Posted on November 18, 2017 9:32 AM by Andrew

I had an email exchange with someone the other day. He had a paper with some graphs that I found hard to read, and he replied by telling me about the software he used to make the graphs. It was fine software, but the graphs were, nonetheless, unreadable.

Which made me realize that people are thinking about graphics software the wrong way. People are thinking that the software makes the graph for you. But that’s not quite right. The software allows you to make a graph for yourself.

Think of graphics software like a hammer. A hammer won’t drive in a nail for you. But if you have a nail and you know where to put it, you can use the hammer to drive in the nail yourself.

This is what I told my correspondent:

Writing takes thought. You can’t just plug your results into a computer program and hope to have readable, useful paragraphs.
Similarly, graphics takes thought. You can’t just plug your results into a graphics program and hope to have readable, useful graphs.

29 thoughts on “Graphics software is not a tool that makes your graphs for you. Graphics software is a tool that allows you to make your graphs.”

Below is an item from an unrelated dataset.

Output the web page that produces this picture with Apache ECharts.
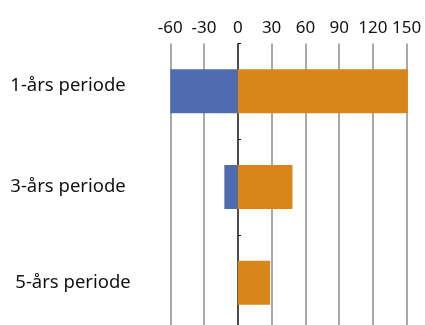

Sameera Daniels on November 18, 2017 9:51 AM at 9:51 am said:

no doubt

Reply ↓
Joyce Robbins on November 18, 2017 9:51 AM at 9:51 am said:

Absolutely. You can have all the building materials and tools in the world — and know how to use them properly — but still not have a clue how to build a house.

Reply ↓
Nathan Taylor on November 18, 2017 10:12 AM at 10:12 am said:

Not sure if you saw this Eugene Wei post on his time at Amazon Analtics, and the art of a making good graph. It’s a bit long, but I thought quite good. In a similar vein to this post.
http://www.eugenewei.com/blog/2017/11/13/remove-the-legend

Reply ↓
Sameera Daniels on November 18, 2017 11:02 AM at 11:02 am said:

Very good.

Reply ↓
Thanatos Savehn on November 18, 2017 11:38 AM at 11:38 am said:

Today’s courtroom advocate spends as much time on his/her graphics as Yesterday’s did on PowerPoint slides full of statistics. And for the same purpose. To advance the narrative by distilling complexity down to a salient, comprehensible, and thus apparently obvious, essence. Post-verdict surveys of jurors have repeatedly demonstrated poor recollection of testimony and disputed data but very good recollections like the following: “that graph showing that every time Compamy P bought more valves it’s profit jumped until they bought Company D’s valves; and that’s when their profits fell off the cliff”.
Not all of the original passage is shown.